Mind you: end users were the supposed beneficiaries of the SEF mandate. According to GiGi et al, they were being shamelessly exploited by dealers, and SEFs would set them free. Apparently they like their chains just fine, thank you very much.
Again: revealed preference rules. Believe it over a stat every time.
Do you know where IRS bid-ask and depth data can be obtained? In our (IMF) work on market liquidity (http://www.imf.org/External/Pubs/FT/GFSR/2015/02/pdf/c2_v3.pdf) we were able to buy Markit CDS data of this sort but never came across anything on IRS. And maybe this is a bit off-topic but I’m not totally convinced by ISDA’s claims of IRS market bifurcation as the LCH.Clearnet data they rely on doesn’t account for U.S. dealers masquerading as Europeans via corporate shell games (e.g., European affiliates of U.S. dealers). We asked LCH.Clearnet if it was possible to identify such masqueraders in their data but they said it would be too difficult.

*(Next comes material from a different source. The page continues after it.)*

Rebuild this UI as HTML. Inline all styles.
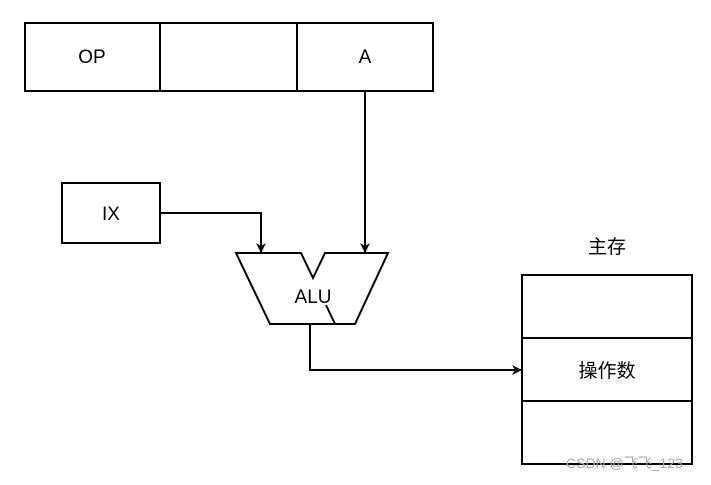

Comment by Kiffmeister — January 27, 2016 @ 8:02 am
@kiffmeister-No, I’m not aware of any source of this data. I vaguely recall an ISDA study from about 4-5 years ago comparing liquidity in swaps vs. futures, and I think that they obtained some data from the dealers, but to my knowledge historical data is not available.
Regarding masquerading, that makes sense . . . and fits in perfectly with the dog food point. Those who can avoid trading on a SEF, do so.